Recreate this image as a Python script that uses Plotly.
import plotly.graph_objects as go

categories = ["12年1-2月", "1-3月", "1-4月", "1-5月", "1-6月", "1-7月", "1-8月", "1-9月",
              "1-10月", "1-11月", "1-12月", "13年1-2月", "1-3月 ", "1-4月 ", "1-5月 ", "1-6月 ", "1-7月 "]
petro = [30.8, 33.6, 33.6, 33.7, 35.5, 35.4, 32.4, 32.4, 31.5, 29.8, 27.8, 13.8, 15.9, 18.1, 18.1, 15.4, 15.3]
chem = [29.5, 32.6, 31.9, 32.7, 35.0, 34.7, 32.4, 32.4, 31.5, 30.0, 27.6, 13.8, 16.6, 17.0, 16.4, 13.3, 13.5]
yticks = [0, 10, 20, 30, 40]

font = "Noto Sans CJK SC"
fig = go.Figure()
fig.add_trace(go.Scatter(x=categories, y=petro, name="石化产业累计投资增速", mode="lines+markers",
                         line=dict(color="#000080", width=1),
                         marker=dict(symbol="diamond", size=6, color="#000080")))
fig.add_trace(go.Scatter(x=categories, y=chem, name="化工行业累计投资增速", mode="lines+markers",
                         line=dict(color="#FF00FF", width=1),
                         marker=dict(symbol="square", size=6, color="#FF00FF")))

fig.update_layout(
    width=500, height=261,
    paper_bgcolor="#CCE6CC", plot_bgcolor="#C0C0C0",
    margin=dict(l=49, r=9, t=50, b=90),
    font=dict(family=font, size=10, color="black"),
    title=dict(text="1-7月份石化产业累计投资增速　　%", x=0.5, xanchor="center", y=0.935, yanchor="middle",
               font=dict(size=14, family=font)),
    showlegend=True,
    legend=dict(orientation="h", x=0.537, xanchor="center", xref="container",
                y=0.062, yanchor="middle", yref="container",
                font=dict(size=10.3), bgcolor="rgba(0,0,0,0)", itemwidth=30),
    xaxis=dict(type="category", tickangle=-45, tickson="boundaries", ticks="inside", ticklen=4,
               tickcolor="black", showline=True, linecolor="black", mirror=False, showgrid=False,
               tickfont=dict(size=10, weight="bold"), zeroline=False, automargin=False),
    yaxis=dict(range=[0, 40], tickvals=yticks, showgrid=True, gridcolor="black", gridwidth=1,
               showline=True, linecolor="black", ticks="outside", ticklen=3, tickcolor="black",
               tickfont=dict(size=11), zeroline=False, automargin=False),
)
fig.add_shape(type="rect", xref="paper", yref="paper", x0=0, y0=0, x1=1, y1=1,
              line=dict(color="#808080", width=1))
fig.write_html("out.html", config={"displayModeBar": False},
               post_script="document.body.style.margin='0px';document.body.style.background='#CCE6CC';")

....................

[Exercise task] Write out the entire listing exactly.

[Exercise answer]
Recreate this image as a Python script that uses Plotly.
import plotly.graph_objects as go

categories = ["12年1-2月", "1-3月", "1-4月", "1-5月", "1-6月", "1-7月", "1-8月", "1-9月",
              "1-10月", "1-11月", "1-12月", "13年1-2月", "1-3月 ", "1-4月 ", "1-5月 ", "1-6月 ", "1-7月 "]
petro = [30.8, 33.6, 33.6, 33.7, 35.5, 35.4, 32.4, 32.4, 31.5, 29.8, 27.8, 13.8, 15.9, 18.1, 18.1, 15.4, 15.3]
chem = [29.5, 32.6, 31.9, 32.7, 35.0, 34.7, 32.4, 32.4, 31.5, 30.0, 27.6, 13.8, 16.6, 17.0, 16.4, 13.3, 13.5]
yticks = [0, 10, 20, 30, 40]

font = "Noto Sans CJK SC"
fig = go.Figure()
fig.add_trace(go.Scatter(x=categories, y=petro, name="石化产业累计投资增速", mode="lines+markers",
                         line=dict(color="#000080", width=1),
                         marker=dict(symbol="diamond", size=6, color="#000080")))
fig.add_trace(go.Scatter(x=categories, y=chem, name="化工行业累计投资增速", mode="lines+markers",
                         line=dict(color="#FF00FF", width=1),
                         marker=dict(symbol="square", size=6, color="#FF00FF")))

fig.update_layout(
    width=500, height=261,
    paper_bgcolor="#CCE6CC", plot_bgcolor="#C0C0C0",
    margin=dict(l=49, r=9, t=50, b=90),
    font=dict(family=font, size=10, color="black"),
    title=dict(text="1-7月份石化产业累计投资增速　　%", x=0.5, xanchor="center", y=0.935, yanchor="middle",
               font=dict(size=14, family=font)),
    showlegend=True,
    legend=dict(orientation="h", x=0.537, xanchor="center", xref="container",
                y=0.062, yanchor="middle", yref="container",
                font=dict(size=10.3), bgcolor="rgba(0,0,0,0)", itemwidth=30),
    xaxis=dict(type="category", tickangle=-45, tickson="boundaries", ticks="inside", ticklen=4,
               tickcolor="black", showline=True, linecolor="black", mirror=False, showgrid=False,
               tickfont=dict(size=10, weight="bold"), zeroline=False, automargin=False),
    yaxis=dict(range=[0, 40], tickvals=yticks, showgrid=True, gridcolor="black", gridwidth=1,
               showline=True, linecolor="black", ticks="outside", ticklen=3, tickcolor="black",
               tickfont=dict(size=11), zeroline=False, automargin=False),
)
fig.add_shape(type="rect", xref="paper", yref="paper", x0=0, y0=0, x1=1, y1=1,
              line=dict(color="#808080", width=1))
fig.write_html("out.html", config={"displayModeBar": False},
               post_script="document.body.style.margin='0px';document.body.style.background='#CCE6CC';")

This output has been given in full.